Independent Movies Blur Line Between Fantasy and Reality

Hollywood's fondness for fantasy points to moviegoers' enjoyment of stories that blur the boundaries between reality and illusion. Many independent pictures share this interest, including two new dramas focusing on the lives of characters as they actually are, and as they might have been if events had taken different turns.

The Hanging Garden arrives today on American screens after winning four Genie awards - the Canadian equivalent of Oscars - as well as the Audience Award at last year's Toronto filmfest. It centers on a young gay man returning to his rural home after a decade of living in very different surroundings.

Once an overweight and unhappy child, he is now a successful and attractive adult. But he vividly remembers his discontented past, and additional memories are sparked by interactions with family members who haven't matured as much as he has during the past 10 years.

His recollections and fantasies contribute much of the movie's content - sometimes happily, as when he recalls his childhood's contented moments, and sometimes disturbingly, as when he's haunted by a vision of his own corpse hanging from a tree in his father's garden.
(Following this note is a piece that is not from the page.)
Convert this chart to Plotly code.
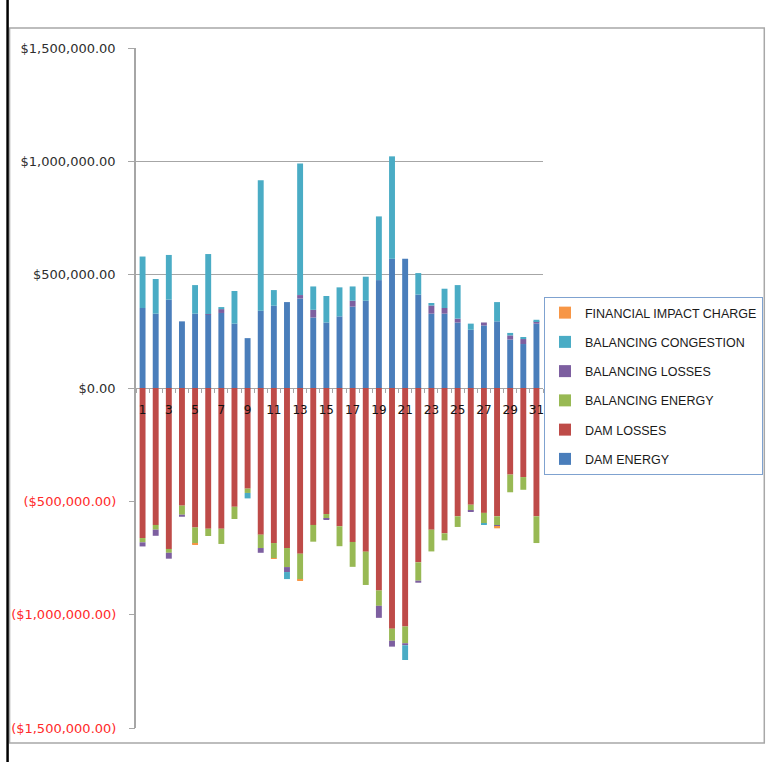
import plotly.graph_objects as go

days = list(range(1, 32))

dam_energy = [353000, 328000, 390000, 294000, 328000, 323000, 331000, 284000, 220000, 341000,
              363000, 379000, 395000, 311000, 289000, 316000, 359000, 385000, 476000, 570000,
              570000, 412000, 328000, 328000, 289000, 257000, 276000, 294000, 214000, 194000, 284000]
dam_losses = [-662000, -604000, -710000, -519000, -615000, -621000, -621000, -524000, -444000, -647000,
              -684000, -706000, -731000, -604000, -556000, -610000, -679000, -722000, -893000, -1062000,
              -1052000, -769000, -625000, -641000, -566000, -515000, -551000, -566000, -382000, -393000, -566000]
balancing_energy = [-19000, -21000, -17000, -40000, -69000, -32000, -67000, -54000, -19000, -59000,
                    -66000, -84000, -115000, -74000, -21000, -88000, -110000, -147000, -68000, -53000,
                    -74000, -81000, -96000, -31000, -47000, -25000, -48000, -40000, -78000, -56000, -118000]
balancing_losses = [-18000, -27000, -26000, -9000, -4000, 3000, 17000, 0, 0, -21000,
                    0, -22000, 15000, 34000, -5000, 0, 26000, 0, -53000, -26000,
                    -9000, -9000, 36000, 25000, 17000, -6000, 13000, -7000, 18000, 22000, 10000]
balancing_congestion = [227000, 153000, 197000, 0, 126000, 265000, 9000, 144000, -24000, 575000,
                        69000, -31000, 580000, 103000, 117000, 128000, 63000, 106000, 281000, 452000,
                        -65000, 95000, 11000, 85000, 148000, 27000, -5000, 85000, 11000, 9000, 7000]
financial_impact = [0, 0, 0, 0, -3000, 0, 0, 0, 0, 0,
                    -3000, 0, -4000, 0, 0, 0, 0, 0, 0, 0,
                    0, 0, 0, 0, 0, 0, 0, -6000, 0, 0, 0]

pos_ticks = [0, 500000, 1000000, 1500000]
neg_ticks = [-500000, -1000000, -1500000]

series = [
    ("DAM ENERGY", dam_energy, "#4A7EBB"),
    ("DAM LOSSES", dam_losses, "#BE4B48"),
    ("BALANCING ENERGY", balancing_energy, "#98B954"),
    ("BALANCING LOSSES", balancing_losses, "#7D5FA0"),
    ("BALANCING CONGESTION", balancing_congestion, "#4AACC5"),
    ("FINANCIAL IMPACT CHARGE", financial_impact, "#F79646"),
]

fig = go.Figure()
for i, (name, vals, color) in enumerate(series):
    fig.add_trace(go.Bar(x=days, y=vals, name=name, marker=dict(color=color, line=dict(width=0)),
                         legendgroup=name, legendrank=1000 - i))

# invisible trace to carry the overlay axis for the negative (red) labels
fig.add_trace(go.Scatter(x=[None], y=[None], yaxis="y2", showlegend=False, hoverinfo="skip"))


def money(v):
    s = "${:,.2f}".format(abs(v))
    return "(" + s + ")" if v < 0 else s


W, H = 775, 762
L, R, T, B = 136, 227, 48, 34
pw, ph = W - L - R, H - T - B


def px(x):
    return (x - L) / pw


def py(y):
    return (H - B - y) / ph


grid = "#A6A6A6"
yrange = [-1500000, 1500000]
fig.update_layout(
    width=W, height=H,
    margin=dict(l=L, r=R, t=T, b=B),
    paper_bgcolor="white", plot_bgcolor="white",
    barmode="relative", bargap=0.55,
    font=dict(family="DejaVu Sans", size=12, color="#222222"),
    xaxis=dict(range=[0.5, 31.5], tickmode="linear", tick0=1, dtick=2,
               anchor="free", position=0.5, showline=False, showgrid=False, zeroline=False,
               ticks="", ticklabelstandoff=13,
               tickfont=dict(family="DejaVu Sans", size=12, color="#111111"),
               minor=dict(tick0=0.5, dtick=1, ticks="outside", ticklen=4, tickcolor=grid, showgrid=False)),
    yaxis=dict(range=yrange, domain=[0, 1], tickvals=pos_ticks, ticktext=[money(v) for v in pos_ticks],
               showgrid=True, gridcolor=grid, gridwidth=1,
               zeroline=True, zerolinecolor=grid, zerolinewidth=1,
               showline=True, linecolor=grid, linewidth=1.5,
               ticks="outside", ticklen=6, tickcolor=grid, ticklabelstandoff=10,
               tickfont=dict(family="DejaVu Sans", size=13, color="#2E2E2E")),
    yaxis2=dict(range=yrange, overlaying="y", side="left", tickvals=neg_ticks,
                ticktext=[money(v) for v in neg_ticks], showgrid=False, zeroline=False, showline=False,
                ticks="outside", ticklen=6, tickcolor=grid, ticklabelstandoff=10,
                tickfont=dict(family="DejaVu Sans", size=13, color="#FF2A2A")),
    legend=dict(x=px(549), y=py(297), xanchor="left", yanchor="top",
                bordercolor="#7FA2D0", borderwidth=1, bgcolor="white",
                traceorder="grouped", tracegroupgap=10,
                font=dict(family="Liberation Sans", size=12.5, color="#1A1A1A")),
    shapes=[
        dict(type="rect", xref="paper", yref="paper", x0=px(8), x1=px(772), y0=py(743), y1=py(28),
             line=dict(color="#A8A8A8", width=1.5), layer="below"),
        dict(type="line", xref="paper", yref="paper", x0=px(6), x1=px(6), y0=py(762), y1=py(0),
             line=dict(color="black", width=2.5)),
    ],
)

fig.write_html("out.html", config={"displayModeBar": False},
               post_script="document.body.style.margin='0';document.body.style.overflow='hidden';")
Thom Fitzgerald, who wrote and directed the picture, describes it as "both a slice-of-life drama and a surrealist fantasy," meant to show that "even the most ordinary lives also operate on a poetic level." His experiments with time-jumping and memory-sketching aren't always smooth, but few recent movies do a better job of blending the visible world around us with the invisible world we carry around in our imaginations. Chris Leavins, Kerry Fox, and Sarah Polley star.

Sliding Doors takes its cue from the longstanding idea that a tiny event can have huge consequences if it occurs at the right moment in a person's life.

The heroine is a young Londoner who heads for home after a terrible day at the office. As she hurries to pass through the sliding doors of a subway car, the movie splits in two, alternating for the next 90 minutes between alternate versions of her story. In one, she hops into the subway and returns home to find her boyfriend cheating on her. In the other, she's spared the sight of his infidelity, but hits a different series of problems that have their own strong impact.

"Sliding Doors" is amiably acted by Gwyneth Paltrow as the heroine, John Lynch as her sneaky boyfriend, and Jeanne Tripplehorn as her romantic rival. Their efforts are weakened, though, by Peter Howitt's uninspired filmmaking. The basic concept is fine - who hasn't wondered how life might have turned out under slightly different circumstances? - but this is worked out in sadly unoriginal terms.

"Sliding Doors" begins as a novel treatment of a thought-provoking idea. It winds up spinning two uninteresting tales for the price of one.

* Both films have R ratings and contain sex, violence, and vulgar language.